Michael Horn, US Chief Executive of Volkswagen, made a public apology last night following claims that Volkswagen used a defeat device to falsify car emissions data. Shares in Volkswagen have fallen another five percent today after losing almost a fifth of their value on Monday.
In the wake of a scandal, CEOs should think twice before putting on a brave face. New research finds that showing sadness in your facial expression during an apology could save your organisation from poor financial performance persisting for up to three months. The study, ‘Saving face? When emotion displays during public apologies mitigate damage to organisational performance’, was conducted by Gabrielle Adams, Assistant Professor of Organisational Behaviour, London Business School and Dr Leanne ten Brinke, UC Berkeley Haas School of Business.

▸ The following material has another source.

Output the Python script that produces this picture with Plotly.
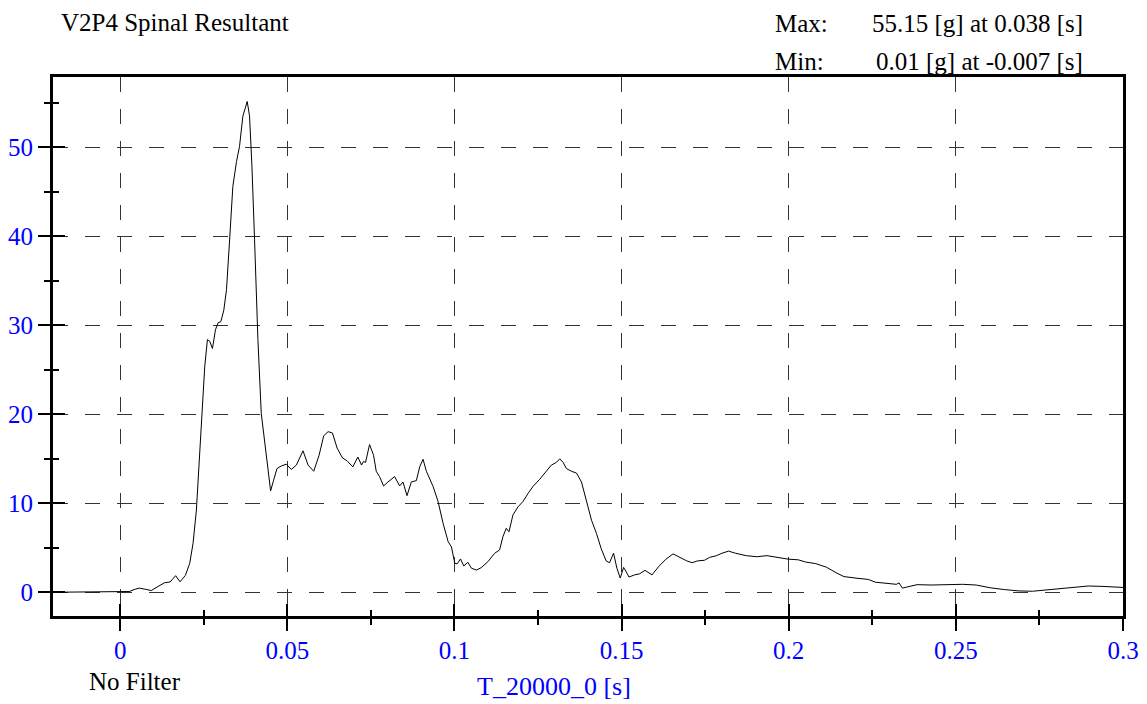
import plotly.graph_objects as go

# V2P4 spinal resultant acceleration
time_s = [
    -0.02, -0.007, 0.0, 0.0027, 0.0045, 0.0057, 0.0075, 0.0093, 0.0113, 0.0133,
    0.0149, 0.0166, 0.0179, 0.0195, 0.0208, 0.0218, 0.0228, 0.0236, 0.0243, 0.0253,
    0.0261, 0.0268, 0.0276, 0.0285, 0.0293, 0.0301, 0.031, 0.0318, 0.0328, 0.0337,
    0.0348, 0.0357, 0.0367, 0.038, 0.0387, 0.0394, 0.0402, 0.0412, 0.0422, 0.0435,
    0.0443, 0.045, 0.0459, 0.0469, 0.0482, 0.0497, 0.0512, 0.0527, 0.0547, 0.0562,
    0.0579, 0.0595, 0.0609, 0.0622, 0.0635, 0.0649, 0.0665, 0.0678, 0.0696, 0.0711,
    0.0722, 0.0728, 0.0734, 0.0746, 0.0758, 0.0766, 0.0776, 0.0788, 0.0801, 0.0821,
    0.0836, 0.0846, 0.0858, 0.0871, 0.0886, 0.0896, 0.0906, 0.0916, 0.0936, 0.0951,
    0.0966, 0.0981, 0.0991, 0.1001, 0.1008, 0.1018, 0.1028, 0.104, 0.1051, 0.1066,
    0.108, 0.11, 0.112, 0.1135, 0.1145, 0.1155, 0.1163, 0.1175, 0.119, 0.1205,
    0.122, 0.1235, 0.1255, 0.1275, 0.129, 0.1305, 0.1315, 0.1325, 0.1335, 0.135,
    0.1365, 0.138, 0.1395, 0.141, 0.1425, 0.1439, 0.1454, 0.1464, 0.1476, 0.1486,
    0.1496, 0.1506, 0.1514, 0.1522, 0.1539, 0.1554, 0.157, 0.1591, 0.1612, 0.1633,
    0.1654, 0.1669, 0.1685, 0.1695, 0.1711, 0.1727, 0.1748, 0.1763, 0.1784, 0.18,
    0.182, 0.1841, 0.1873, 0.1904, 0.1935, 0.1967, 0.1998, 0.2029, 0.205, 0.2081,
    0.2113, 0.2144, 0.2165, 0.2207, 0.2238, 0.2259, 0.229, 0.2322, 0.233, 0.234,
    0.2353, 0.2384, 0.2426, 0.2478, 0.252, 0.2561, 0.2603, 0.2645, 0.2687, 0.2729,
    0.277, 0.2812, 0.2854, 0.2896, 0.2937, 0.2997, 0.3,
]
accel_g = [
    0.01, 0.01, 0.03, 0.09, 0.35, 0.47, 0.35, 0.2, 0.65, 1.08,
    1.16, 1.87, 1.18, 1.9, 3.26, 5.5, 9.25, 14.0, 19.0, 25.4,
    28.4, 28.2, 27.4, 29.5, 30.3, 30.4, 31.7, 34.0, 40.0, 45.6,
    48.4, 50.1, 53.5, 55.15, 53.5, 48.0, 39.6, 28.4, 20.1, 16.0,
    13.0, 11.4, 12.6, 13.9, 14.2, 14.4, 13.8, 14.3, 15.9, 14.3,
    13.6, 15.4, 17.6, 18.05, 17.9, 16.2, 15.1, 14.8, 14.1, 15.2,
    14.3, 14.7, 14.6, 16.6, 15.4, 13.6, 13.0, 11.95, 12.4, 13.0,
    11.95, 12.4, 10.86, 12.4, 12.55, 14.1, 14.95, 13.6, 11.9, 10.2,
    7.75, 5.7, 5.1, 3.26, 3.2, 3.75, 2.96, 3.37, 2.7, 2.5,
    2.77, 3.44, 4.38, 4.76, 6.25, 7.2, 6.8, 8.7, 9.6, 10.2,
    11.1, 11.9, 12.7, 13.56, 14.3, 14.6, 15.0, 14.6, 13.9, 13.6,
    13.4, 12.4, 10.4, 8.1, 6.6, 4.9, 3.52, 3.33, 4.4, 2.7,
    1.6, 2.8, 2.3, 1.72, 1.96, 2.08, 2.47, 1.96, 2.94, 3.73,
    4.32, 4.04, 3.8, 3.53, 3.33, 3.53, 3.6, 3.92, 4.12, 4.39,
    4.63, 4.39, 4.12, 4.0, 4.12, 3.92, 3.73, 3.65, 3.41, 3.22,
    2.82, 2.16, 1.77, 1.57, 1.45, 1.14, 1.06, 0.9, 1.06, 0.47,
    0.59, 0.86, 0.82, 0.86, 0.9, 0.82, 0.51, 0.31, 0.16, 0.12,
    0.27, 0.47, 0.63, 0.71, 0.67, 0.55, 0.55,
]

x_ticks = [0, 0.05, 0.1, 0.15, 0.2, 0.25, 0.3]
x_labels = ["0", "0.05", "0.1", "0.15", "0.2", "0.25", "0.3"]
x_minor = [0.025, 0.075, 0.125, 0.175, 0.225, 0.275]
y_ticks = [0, 10, 20, 30, 40, 50]
y_labels = ["0", "10", "20", "30", "40", "50"]
y_minor = [5, 15, 25, 35, 45, 55]

x_range = [-0.0201, 0.3]
y_range = [-2.66, 57.9]

serif = "Liberation Serif"
blue = "#0000ff"

fig = go.Figure()

# invisible copy on the overlay axes so they get drawn
fig.add_trace(go.Scatter(
    x=time_s, y=accel_g, mode="lines", opacity=0,
    xaxis="x2", yaxis="y2", showlegend=False, hoverinfo="skip",
))
fig.add_trace(go.Scatter(
    x=time_s, y=accel_g,
    mode="lines", line=dict(color="black", width=1),
    showlegend=False, hoverinfo="skip",
))

# main axes: frame, grid, labels and outer half of the ticks
common = dict(
    showline=True, linecolor="black", linewidth=3, mirror=True,
    ticks="outside", tickwidth=2, ticklen=12, tickcolor="black",
    showgrid=True, gridcolor="#333333", gridwidth=1, griddash="15px,17px",
    zeroline=False, tickmode="array", automargin=False,
    tickfont=dict(family=serif, size=25, color=blue),
)
fig.update_layout(
    xaxis=dict(
        common, range=x_range, tickvals=x_ticks, ticktext=x_labels,
        ticklabelstandoff=-2,
        minor=dict(tickvals=x_minor, ticks="outside", ticklen=6, tickwidth=2,
                   tickcolor="black", showgrid=False),
    ),
    yaxis=dict(
        common, range=y_range, tickvals=y_ticks, ticktext=y_labels,
        ticklabelstandoff=0,
        minor=dict(tickvals=y_minor, ticks="outside", ticklen=6, tickwidth=2,
                   tickcolor="black", showgrid=False),
    ),
)

# overlay axes: inner half of the ticks so they cross the frame
inner = dict(
    showline=False, showgrid=False, zeroline=False, showticklabels=False,
    ticks="inside", tickwidth=2, ticklen=12, tickcolor="black", tickmode="array",
    automargin=False,
)
fig.update_layout(
    xaxis2=dict(
        inner, overlaying="x", anchor="y", side="bottom", range=x_range,
        tickvals=x_ticks,
        minor=dict(tickvals=x_minor, ticks="inside", ticklen=6, tickwidth=2,
                   tickcolor="black", showgrid=False),
    ),
    yaxis2=dict(
        inner, overlaying="y", anchor="x", side="left", range=y_range,
        tickvals=y_ticks,
        minor=dict(tickvals=y_minor, ticks="inside", ticklen=6, tickwidth=2,
                   tickcolor="black", showgrid=False),
    ),
)

txt = dict(family=serif, size=25, color="black")
notes = [
    dict(text="V2P4 Spinal Resultant", x=0.0055, y=1.1016, xanchor="left", font=txt),
    dict(text="Max:", x=0.673, y=1.0995, xanchor="left", font=txt),
    dict(text="55.15 [g] at 0.038 [s]", x=0.9645, y=1.0995, xanchor="right", font=txt),
    dict(text="Min:", x=0.673, y=1.028, xanchor="left", font=txt),
    dict(text="0.01 [g] at -0.007 [s]", x=0.9645, y=1.028, xanchor="right", font=txt),
    dict(text="No Filter", x=0.032, y=-0.122, xanchor="left", font=txt),
    dict(text="T_20000_0 [s]", x=0.468, y=-0.13, xanchor="center",
         font=dict(family=serif, size=26, color=blue)),
]
for n in notes:
    fig.add_annotation(xref="paper", yref="paper", yanchor="middle",
                       showarrow=False, **n)

# the page body adds an 8px offset, so the figure is sized to fit inside it
fig.update_layout(
    width=1139, height=696,
    margin=dict(l=45, r=24, t=69, b=88),
    paper_bgcolor="white", plot_bgcolor="white",
    showlegend=False,
)

fig.write_html("out.html")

Gabrielle Adams, Assistant Professor of Organisational Behaviour, London Business School, says: “Apologising well matters. And if you’re the CEO, it is critical. In the wake of a scandal we often expect a public apology. But not all apologies successfully repair public confidence or, crucially, investor confidence.

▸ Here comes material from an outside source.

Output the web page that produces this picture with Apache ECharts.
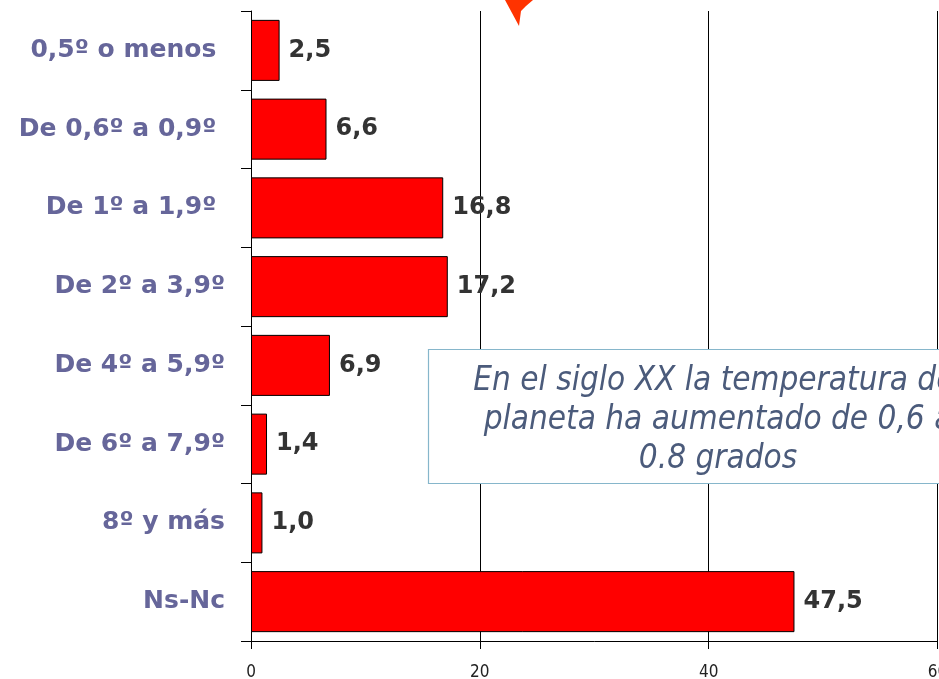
<!DOCTYPE html>
<html>
<head>
<meta charset="utf-8">
<script src="https://cdn.jsdelivr.net/npm/echarts@6/dist/echarts.min.js"></script>
<style>
html,body{margin:0;padding:0;background:#fff;}
#c{width:939px;height:679px;}
</style>
</head>
<body>
<div id="c"></div>
<script>
var categories = ['0,5º o menos ', 'De 0,6º a 0,9º ', 'De 1º a 1,9º ', 'De 2º a 3,9º', 'De 4º a 5,9º', 'De 6º a 7,9º', '8º y más', 'Ns-Nc'];
var values = [2.5, 6.6, 16.8, 17.2, 6.9, 1.4, 1.0, 47.5];
var xTicks = [0, 20, 40, 60];
var noteLines = ['En el siglo XX la temperatura del', 'planeta ha aumentado de 0,6 a', '0.8 grados'];

var COND = '"DejaVu Sans Condensed", "DejaVu Sans", sans-serif';
var WIDE = '"DejaVu Sans", sans-serif';
var chart = echarts.init(document.getElementById('c'), null, {renderer: 'canvas'});
chart.setOption({
  animation: false,
  grid: {left: 251, right: 1.5, top: 11, bottom: 38, containLabel: false, outerBoundsMode: 'none'},
  xAxis: {
    type: 'value', min: xTicks[0], max: xTicks[xTicks.length - 1], interval: 20,
    axisLine: {show: true, lineStyle: {color: '#000', width: 1}},
    axisTick: {show: true, length: 8, lineStyle: {color: '#000'}},
    axisLabel: {margin: 23, fontFamily: COND, fontSize: 17, color: '#222', showMaxLabel: true, hideOverlap: false},
    splitLine: {show: true, lineStyle: {color: '#000', width: 1}}
  },
  yAxis: {
    type: 'category', data: categories, inverse: true,
    axisLine: {show: true, lineStyle: {color: '#000', width: 1}},
    axisTick: {show: true, length: 10, lineStyle: {color: '#000'}},
    axisLabel: {margin: 26, fontFamily: WIDE, fontSize: 25, fontWeight: 'bold', color: '#66669a'},
    splitLine: {show: false}
  },
  series: [{
    type: 'bar', data: values, barCategoryGap: '22.5%',
    itemStyle: {color: '#ff0000', borderColor: '#000', borderWidth: 1},
    label: {
      show: true, position: 'right', distance: 9,
      fontFamily: WIDE, fontSize: 24, fontWeight: 'bold', color: '#333',
      formatter: function (p) { return p.value.toFixed(1).replace('.', ','); }
    }
  }],
  graphic: [
    {
      type: 'polygon', z: 10,
      shape: {points: [[505, 0], [533, 0], [526, 6], [521, 11], [519, 26], [512, 13]]},
      style: {fill: '#ff3300'}
    },
    {
      type: 'rect', z: 20,
      shape: {x: 428.5, y: 349.5, width: 580, height: 134},
      style: {fill: '#fff', stroke: '#86b6cb', lineWidth: 1.2}
    },
    {
      type: 'text', z: 21, x: 718, y: 362,
      style: {
        text: noteLines.join('\n'), align: 'center', verticalAlign: 'top',
        font: 'italic 33px ' + COND, fill: '#4b5b7b', lineHeight: 39
      }
    }
  ]
});
</script>
</body>
</html>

“Our research finds that CEOs who demonstrate sadness in their facial expressions when apologising are largely able to restore confidence and keep their companies on an even financial trajectory. On the other hand, CEOs who say they are sorry but fail to show sadness in their faces find their financial bottom line adversely affected for as long as three months after the apology. Financial backers are less willing to support them and shareholders start selling off shares.”